Source excerpt:
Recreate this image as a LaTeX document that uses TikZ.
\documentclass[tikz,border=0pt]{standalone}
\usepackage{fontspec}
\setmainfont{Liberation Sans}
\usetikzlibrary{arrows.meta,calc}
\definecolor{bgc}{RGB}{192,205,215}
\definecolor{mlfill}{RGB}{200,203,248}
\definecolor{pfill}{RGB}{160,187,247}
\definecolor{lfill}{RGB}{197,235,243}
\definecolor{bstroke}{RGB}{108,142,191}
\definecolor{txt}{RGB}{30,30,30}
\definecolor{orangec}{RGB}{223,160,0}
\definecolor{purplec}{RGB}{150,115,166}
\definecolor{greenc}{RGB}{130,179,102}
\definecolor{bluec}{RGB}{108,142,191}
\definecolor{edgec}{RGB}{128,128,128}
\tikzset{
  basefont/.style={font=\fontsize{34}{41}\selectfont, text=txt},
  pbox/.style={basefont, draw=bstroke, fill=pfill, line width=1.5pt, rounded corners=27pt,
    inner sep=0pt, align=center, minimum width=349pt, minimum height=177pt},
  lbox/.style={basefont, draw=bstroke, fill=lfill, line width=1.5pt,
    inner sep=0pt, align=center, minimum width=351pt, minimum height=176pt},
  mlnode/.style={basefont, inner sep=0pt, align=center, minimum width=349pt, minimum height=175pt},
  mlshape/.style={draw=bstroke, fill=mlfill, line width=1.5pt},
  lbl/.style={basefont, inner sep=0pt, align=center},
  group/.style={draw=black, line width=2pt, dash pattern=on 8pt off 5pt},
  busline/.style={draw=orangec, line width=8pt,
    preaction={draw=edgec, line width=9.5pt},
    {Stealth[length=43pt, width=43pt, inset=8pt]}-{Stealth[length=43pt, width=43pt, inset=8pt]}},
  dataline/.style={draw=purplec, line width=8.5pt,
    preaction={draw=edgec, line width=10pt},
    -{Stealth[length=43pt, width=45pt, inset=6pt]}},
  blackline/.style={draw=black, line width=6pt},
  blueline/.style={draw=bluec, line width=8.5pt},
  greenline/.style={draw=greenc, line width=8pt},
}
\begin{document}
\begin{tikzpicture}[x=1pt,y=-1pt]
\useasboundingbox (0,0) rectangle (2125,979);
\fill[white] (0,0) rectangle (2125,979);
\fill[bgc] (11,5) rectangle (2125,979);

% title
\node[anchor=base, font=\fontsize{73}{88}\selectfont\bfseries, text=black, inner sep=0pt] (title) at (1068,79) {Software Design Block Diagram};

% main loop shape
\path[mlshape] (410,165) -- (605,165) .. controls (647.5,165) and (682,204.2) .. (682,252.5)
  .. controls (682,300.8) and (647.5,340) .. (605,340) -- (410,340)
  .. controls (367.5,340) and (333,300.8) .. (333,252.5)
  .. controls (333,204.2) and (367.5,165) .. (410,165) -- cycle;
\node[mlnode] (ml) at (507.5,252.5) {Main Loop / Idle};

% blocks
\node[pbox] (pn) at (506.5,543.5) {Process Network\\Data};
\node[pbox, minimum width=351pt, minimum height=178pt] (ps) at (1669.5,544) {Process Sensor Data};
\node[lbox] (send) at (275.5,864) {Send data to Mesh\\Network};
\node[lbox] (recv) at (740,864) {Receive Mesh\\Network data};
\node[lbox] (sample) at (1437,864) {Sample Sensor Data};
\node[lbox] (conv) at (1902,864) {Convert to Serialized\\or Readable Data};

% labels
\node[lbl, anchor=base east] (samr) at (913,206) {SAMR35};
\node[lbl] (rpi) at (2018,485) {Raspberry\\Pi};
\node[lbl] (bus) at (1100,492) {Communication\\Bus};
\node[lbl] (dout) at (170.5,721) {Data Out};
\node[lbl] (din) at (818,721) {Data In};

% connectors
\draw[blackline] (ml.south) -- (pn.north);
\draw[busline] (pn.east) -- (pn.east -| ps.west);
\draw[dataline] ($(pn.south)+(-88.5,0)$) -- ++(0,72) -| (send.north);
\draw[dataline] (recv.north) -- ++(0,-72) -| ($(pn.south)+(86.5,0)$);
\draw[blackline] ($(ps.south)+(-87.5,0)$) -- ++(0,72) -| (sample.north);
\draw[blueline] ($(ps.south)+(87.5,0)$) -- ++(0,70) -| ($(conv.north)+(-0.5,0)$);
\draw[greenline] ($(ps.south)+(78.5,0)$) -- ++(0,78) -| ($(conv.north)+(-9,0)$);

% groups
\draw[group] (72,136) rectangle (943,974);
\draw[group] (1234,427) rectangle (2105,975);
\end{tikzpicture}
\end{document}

Task objective:
Return all the data above once more, precisely as given.

Solution to the exercise:
Recreate this image as a LaTeX document that uses TikZ.
\documentclass[tikz,border=0pt]{standalone}
\usepackage{fontspec}
\setmainfont{Liberation Sans}
\usetikzlibrary{arrows.meta,calc}
\definecolor{bgc}{RGB}{192,205,215}
\definecolor{mlfill}{RGB}{200,203,248}
\definecolor{pfill}{RGB}{160,187,247}
\definecolor{lfill}{RGB}{197,235,243}
\definecolor{bstroke}{RGB}{108,142,191}
\definecolor{txt}{RGB}{30,30,30}
\definecolor{orangec}{RGB}{223,160,0}
\definecolor{purplec}{RGB}{150,115,166}
\definecolor{greenc}{RGB}{130,179,102}
\definecolor{bluec}{RGB}{108,142,191}
\definecolor{edgec}{RGB}{128,128,128}
\tikzset{
  basefont/.style={font=\fontsize{34}{41}\selectfont, text=txt},
  pbox/.style={basefont, draw=bstroke, fill=pfill, line width=1.5pt, rounded corners=27pt,
    inner sep=0pt, align=center, minimum width=349pt, minimum height=177pt},
  lbox/.style={basefont, draw=bstroke, fill=lfill, line width=1.5pt,
    inner sep=0pt, align=center, minimum width=351pt, minimum height=176pt},
  mlnode/.style={basefont, inner sep=0pt, align=center, minimum width=349pt, minimum height=175pt},
  mlshape/.style={draw=bstroke, fill=mlfill, line width=1.5pt},
  lbl/.style={basefont, inner sep=0pt, align=center},
  group/.style={draw=black, line width=2pt, dash pattern=on 8pt off 5pt},
  busline/.style={draw=orangec, line width=8pt,
    preaction={draw=edgec, line width=9.5pt},
    {Stealth[length=43pt, width=43pt, inset=8pt]}-{Stealth[length=43pt, width=43pt, inset=8pt]}},
  dataline/.style={draw=purplec, line width=8.5pt,
    preaction={draw=edgec, line width=10pt},
    -{Stealth[length=43pt, width=45pt, inset=6pt]}},
  blackline/.style={draw=black, line width=6pt},
  blueline/.style={draw=bluec, line width=8.5pt},
  greenline/.style={draw=greenc, line width=8pt},
}
\begin{document}
\begin{tikzpicture}[x=1pt,y=-1pt]
\useasboundingbox (0,0) rectangle (2125,979);
\fill[white] (0,0) rectangle (2125,979);
\fill[bgc] (11,5) rectangle (2125,979);

% title
\node[anchor=base, font=\fontsize{73}{88}\selectfont\bfseries, text=black, inner sep=0pt] (title) at (1068,79) {Software Design Block Diagram};

% main loop shape
\path[mlshape] (410,165) -- (605,165) .. controls (647.5,165) and (682,204.2) .. (682,252.5)
  .. controls (682,300.8) and (647.5,340) .. (605,340) -- (410,340)
  .. controls (367.5,340) and (333,300.8) .. (333,252.5)
  .. controls (333,204.2) and (367.5,165) .. (410,165) -- cycle;
\node[mlnode] (ml) at (507.5,252.5) {Main Loop / Idle};

% blocks
\node[pbox] (pn) at (506.5,543.5) {Process Network\\Data};
\node[pbox, minimum width=351pt, minimum height=178pt] (ps) at (1669.5,544) {Process Sensor Data};
\node[lbox] (send) at (275.5,864) {Send data to Mesh\\Network};
\node[lbox] (recv) at (740,864) {Receive Mesh\\Network data};
\node[lbox] (sample) at (1437,864) {Sample Sensor Data};
\node[lbox] (conv) at (1902,864) {Convert to Serialized\\or Readable Data};

% labels
\node[lbl, anchor=base east] (samr) at (913,206) {SAMR35};
\node[lbl] (rpi) at (2018,485) {Raspberry\\Pi};
\node[lbl] (bus) at (1100,492) {Communication\\Bus};
\node[lbl] (dout) at (170.5,721) {Data Out};
\node[lbl] (din) at (818,721) {Data In};

% connectors
\draw[blackline] (ml.south) -- (pn.north);
\draw[busline] (pn.east) -- (pn.east -| ps.west);
\draw[dataline] ($(pn.south)+(-88.5,0)$) -- ++(0,72) -| (send.north);
\draw[dataline] (recv.north) -- ++(0,-72) -| ($(pn.south)+(86.5,0)$);
\draw[blackline] ($(ps.south)+(-87.5,0)$) -- ++(0,72) -| (sample.north);
\draw[blueline] ($(ps.south)+(87.5,0)$) -- ++(0,70) -| ($(conv.north)+(-0.5,0)$);
\draw[greenline] ($(ps.south)+(78.5,0)$) -- ++(0,78) -| ($(conv.north)+(-9,0)$);

% groups
\draw[group] (72,136) rectangle (943,974);
\draw[group] (1234,427) rectangle (2105,975);
\end{tikzpicture}
\end{document}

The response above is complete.